-------- GIVEN INFORMATION
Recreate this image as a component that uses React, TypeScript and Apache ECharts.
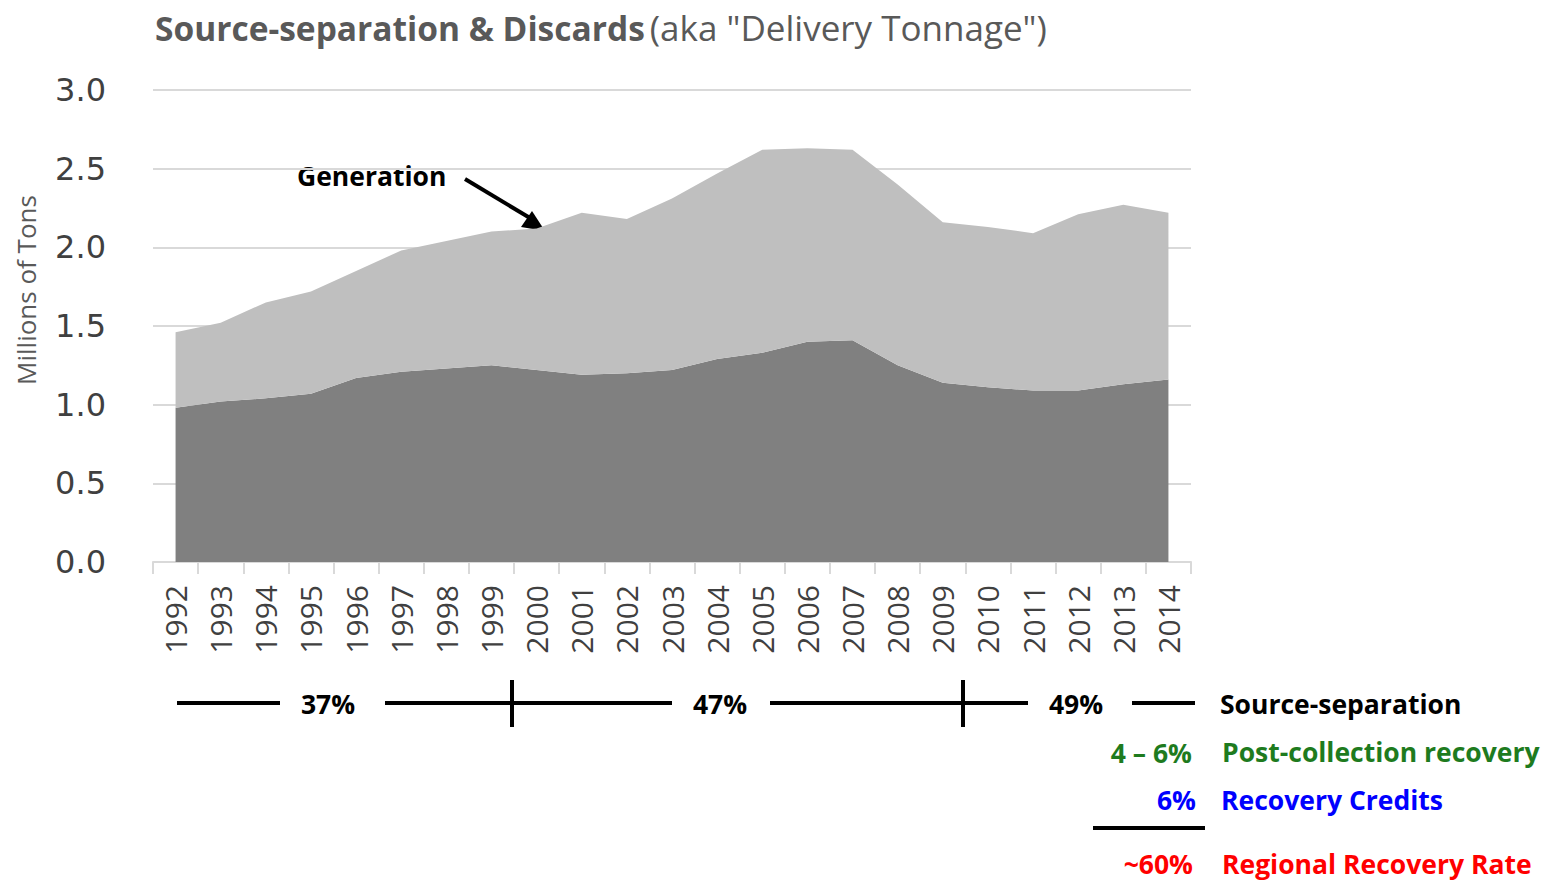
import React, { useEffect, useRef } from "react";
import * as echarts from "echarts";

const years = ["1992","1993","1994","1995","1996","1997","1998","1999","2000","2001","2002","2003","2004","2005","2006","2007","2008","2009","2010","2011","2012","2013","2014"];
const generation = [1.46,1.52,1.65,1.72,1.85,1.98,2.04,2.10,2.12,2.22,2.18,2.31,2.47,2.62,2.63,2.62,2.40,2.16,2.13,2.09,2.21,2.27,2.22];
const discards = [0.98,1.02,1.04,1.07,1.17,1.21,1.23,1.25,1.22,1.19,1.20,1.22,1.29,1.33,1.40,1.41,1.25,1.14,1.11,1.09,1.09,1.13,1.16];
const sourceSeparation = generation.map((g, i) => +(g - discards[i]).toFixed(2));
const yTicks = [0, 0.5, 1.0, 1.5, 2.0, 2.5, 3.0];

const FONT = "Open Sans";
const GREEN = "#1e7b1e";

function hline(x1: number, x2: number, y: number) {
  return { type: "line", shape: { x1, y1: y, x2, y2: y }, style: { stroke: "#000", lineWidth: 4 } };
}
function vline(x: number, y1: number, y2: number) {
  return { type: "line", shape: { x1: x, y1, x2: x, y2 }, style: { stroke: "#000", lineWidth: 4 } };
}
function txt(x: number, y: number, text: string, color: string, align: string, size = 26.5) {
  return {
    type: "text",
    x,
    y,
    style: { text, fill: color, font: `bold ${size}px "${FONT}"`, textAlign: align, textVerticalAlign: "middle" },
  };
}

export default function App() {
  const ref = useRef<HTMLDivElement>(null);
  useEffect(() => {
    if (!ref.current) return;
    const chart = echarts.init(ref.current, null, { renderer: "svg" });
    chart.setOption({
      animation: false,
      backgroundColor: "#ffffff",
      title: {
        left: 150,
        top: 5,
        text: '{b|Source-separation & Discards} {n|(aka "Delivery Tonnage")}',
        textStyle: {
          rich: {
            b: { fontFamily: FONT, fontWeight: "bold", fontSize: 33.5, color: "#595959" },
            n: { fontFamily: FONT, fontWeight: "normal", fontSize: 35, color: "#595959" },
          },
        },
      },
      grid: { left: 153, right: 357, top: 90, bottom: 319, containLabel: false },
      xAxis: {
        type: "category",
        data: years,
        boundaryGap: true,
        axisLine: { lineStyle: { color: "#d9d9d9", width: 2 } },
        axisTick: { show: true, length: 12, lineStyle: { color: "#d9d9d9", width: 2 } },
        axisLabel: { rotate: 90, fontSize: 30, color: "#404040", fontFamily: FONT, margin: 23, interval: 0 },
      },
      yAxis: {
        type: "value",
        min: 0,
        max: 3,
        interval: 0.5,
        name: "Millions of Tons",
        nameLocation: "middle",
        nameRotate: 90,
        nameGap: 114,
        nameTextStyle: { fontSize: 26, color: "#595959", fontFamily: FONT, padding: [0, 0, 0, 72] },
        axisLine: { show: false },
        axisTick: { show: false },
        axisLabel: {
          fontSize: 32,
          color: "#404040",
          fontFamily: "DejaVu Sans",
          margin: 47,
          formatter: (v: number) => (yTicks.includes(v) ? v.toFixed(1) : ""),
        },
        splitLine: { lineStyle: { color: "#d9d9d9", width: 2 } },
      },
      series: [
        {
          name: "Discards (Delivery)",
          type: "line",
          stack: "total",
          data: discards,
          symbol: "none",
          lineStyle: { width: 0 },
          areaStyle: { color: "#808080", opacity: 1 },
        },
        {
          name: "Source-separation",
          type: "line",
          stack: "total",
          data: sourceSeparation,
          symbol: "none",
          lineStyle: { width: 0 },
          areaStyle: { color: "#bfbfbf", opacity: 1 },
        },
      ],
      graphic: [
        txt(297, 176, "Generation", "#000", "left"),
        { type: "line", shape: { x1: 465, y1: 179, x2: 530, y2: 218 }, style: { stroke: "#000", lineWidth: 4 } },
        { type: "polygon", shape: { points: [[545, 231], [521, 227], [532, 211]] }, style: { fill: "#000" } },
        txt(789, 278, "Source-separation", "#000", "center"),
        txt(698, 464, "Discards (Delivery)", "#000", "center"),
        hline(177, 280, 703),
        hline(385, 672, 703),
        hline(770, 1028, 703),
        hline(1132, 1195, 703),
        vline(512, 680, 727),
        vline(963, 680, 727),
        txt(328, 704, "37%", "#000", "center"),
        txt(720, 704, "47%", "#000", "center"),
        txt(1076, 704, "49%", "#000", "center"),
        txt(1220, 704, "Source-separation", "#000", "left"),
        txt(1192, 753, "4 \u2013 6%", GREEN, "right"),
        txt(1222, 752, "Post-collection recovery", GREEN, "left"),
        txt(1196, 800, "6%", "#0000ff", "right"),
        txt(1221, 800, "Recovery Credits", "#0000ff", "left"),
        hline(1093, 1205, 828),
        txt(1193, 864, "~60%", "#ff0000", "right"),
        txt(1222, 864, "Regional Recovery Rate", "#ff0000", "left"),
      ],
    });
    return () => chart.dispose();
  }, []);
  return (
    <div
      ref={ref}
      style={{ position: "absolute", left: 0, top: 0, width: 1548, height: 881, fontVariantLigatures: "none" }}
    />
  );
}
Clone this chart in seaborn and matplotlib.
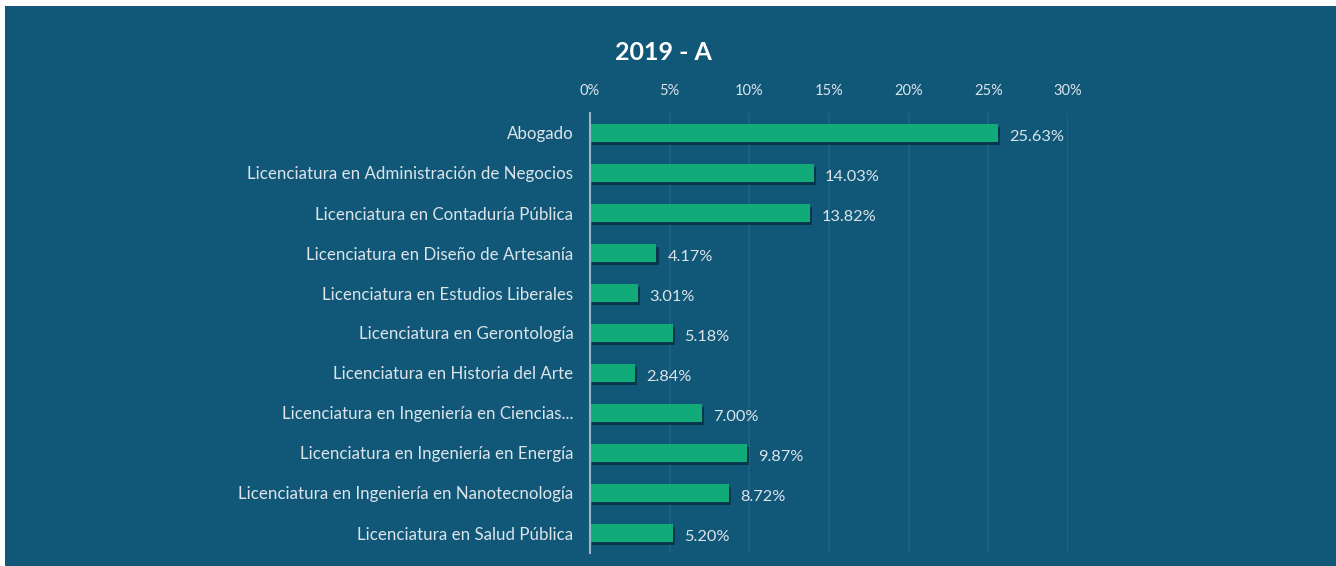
----------------
◆ **OBJECTIVE**
Each entry shown above must be quoted exactly, with its pictures left out.

◆ **COMPLETED TASK**
Recreate this image as a component that uses React, TypeScript and Apache ECharts.
import React, { useEffect, useRef } from "react";
import * as echarts from "echarts";

const years = ["1992","1993","1994","1995","1996","1997","1998","1999","2000","2001","2002","2003","2004","2005","2006","2007","2008","2009","2010","2011","2012","2013","2014"];
const generation = [1.46,1.52,1.65,1.72,1.85,1.98,2.04,2.10,2.12,2.22,2.18,2.31,2.47,2.62,2.63,2.62,2.40,2.16,2.13,2.09,2.21,2.27,2.22];
const discards = [0.98,1.02,1.04,1.07,1.17,1.21,1.23,1.25,1.22,1.19,1.20,1.22,1.29,1.33,1.40,1.41,1.25,1.14,1.11,1.09,1.09,1.13,1.16];
const sourceSeparation = generation.map((g, i) => +(g - discards[i]).toFixed(2));
const yTicks = [0, 0.5, 1.0, 1.5, 2.0, 2.5, 3.0];

const FONT = "Open Sans";
const GREEN = "#1e7b1e";

function hline(x1: number, x2: number, y: number) {
  return { type: "line", shape: { x1, y1: y, x2, y2: y }, style: { stroke: "#000", lineWidth: 4 } };
}
function vline(x: number, y1: number, y2: number) {
  return { type: "line", shape: { x1: x, y1, x2: x, y2 }, style: { stroke: "#000", lineWidth: 4 } };
}
function txt(x: number, y: number, text: string, color: string, align: string, size = 26.5) {
  return {
    type: "text",
    x,
    y,
    style: { text, fill: color, font: `bold ${size}px "${FONT}"`, textAlign: align, textVerticalAlign: "middle" },
  };
}

export default function App() {
  const ref = useRef<HTMLDivElement>(null);
  useEffect(() => {
    if (!ref.current) return;
    const chart = echarts.init(ref.current, null, { renderer: "svg" });
    chart.setOption({
      animation: false,
      backgroundColor: "#ffffff",
      title: {
        left: 150,
        top: 5,
        text: '{b|Source-separation & Discards} {n|(aka "Delivery Tonnage")}',
        textStyle: {
          rich: {
            b: { fontFamily: FONT, fontWeight: "bold", fontSize: 33.5, color: "#595959" },
            n: { fontFamily: FONT, fontWeight: "normal", fontSize: 35, color: "#595959" },
          },
        },
      },
      grid: { left: 153, right: 357, top: 90, bottom: 319, containLabel: false },
      xAxis: {
        type: "category",
        data: years,
        boundaryGap: true,
        axisLine: { lineStyle: { color: "#d9d9d9", width: 2 } },
        axisTick: { show: true, length: 12, lineStyle: { color: "#d9d9d9", width: 2 } },
        axisLabel: { rotate: 90, fontSize: 30, color: "#404040", fontFamily: FONT, margin: 23, interval: 0 },
      },
      yAxis: {
        type: "value",
        min: 0,
        max: 3,
        interval: 0.5,
        name: "Millions of Tons",
        nameLocation: "middle",
        nameRotate: 90,
        nameGap: 114,
        nameTextStyle: { fontSize: 26, color: "#595959", fontFamily: FONT, padding: [0, 0, 0, 72] },
        axisLine: { show: false },
        axisTick: { show: false },
        axisLabel: {
          fontSize: 32,
          color: "#404040",
          fontFamily: "DejaVu Sans",
          margin: 47,
          formatter: (v: number) => (yTicks.includes(v) ? v.toFixed(1) : ""),
        },
        splitLine: { lineStyle: { color: "#d9d9d9", width: 2 } },
      },
      series: [
        {
          name: "Discards (Delivery)",
          type: "line",
          stack: "total",
          data: discards,
          symbol: "none",
          lineStyle: { width: 0 },
          areaStyle: { color: "#808080", opacity: 1 },
        },
        {
          name: "Source-separation",
          type: "line",
          stack: "total",
          data: sourceSeparation,
          symbol: "none",
          lineStyle: { width: 0 },
          areaStyle: { color: "#bfbfbf", opacity: 1 },
        },
      ],
      graphic: [
        txt(297, 176, "Generation", "#000", "left"),
        { type: "line", shape: { x1: 465, y1: 179, x2: 530, y2: 218 }, style: { stroke: "#000", lineWidth: 4 } },
        { type: "polygon", shape: { points: [[545, 231], [521, 227], [532, 211]] }, style: { fill: "#000" } },
        txt(789, 278, "Source-separation", "#000", "center"),
        txt(698, 464, "Discards (Delivery)", "#000", "center"),
        hline(177, 280, 703),
        hline(385, 672, 703),
        hline(770, 1028, 703),
        hline(1132, 1195, 703),
        vline(512, 680, 727),
        vline(963, 680, 727),
        txt(328, 704, "37%", "#000", "center"),
        txt(720, 704, "47%", "#000", "center"),
        txt(1076, 704, "49%", "#000", "center"),
        txt(1220, 704, "Source-separation", "#000", "left"),
        txt(1192, 753, "4 \u2013 6%", GREEN, "right"),
        txt(1222, 752, "Post-collection recovery", GREEN, "left"),
        txt(1196, 800, "6%", "#0000ff", "right"),
        txt(1221, 800, "Recovery Credits", "#0000ff", "left"),
        hline(1093, 1205, 828),
        txt(1193, 864, "~60%", "#ff0000", "right"),
        txt(1222, 864, "Regional Recovery Rate", "#ff0000", "left"),
      ],
    });
    return () => chart.dispose();
  }, []);
  return (
    <div
      ref={ref}
      style={{ position: "absolute", left: 0, top: 0, width: 1548, height: 881, fontVariantLigatures: "none" }}
    />
  );
}
Clone this chart in seaborn and matplotlib.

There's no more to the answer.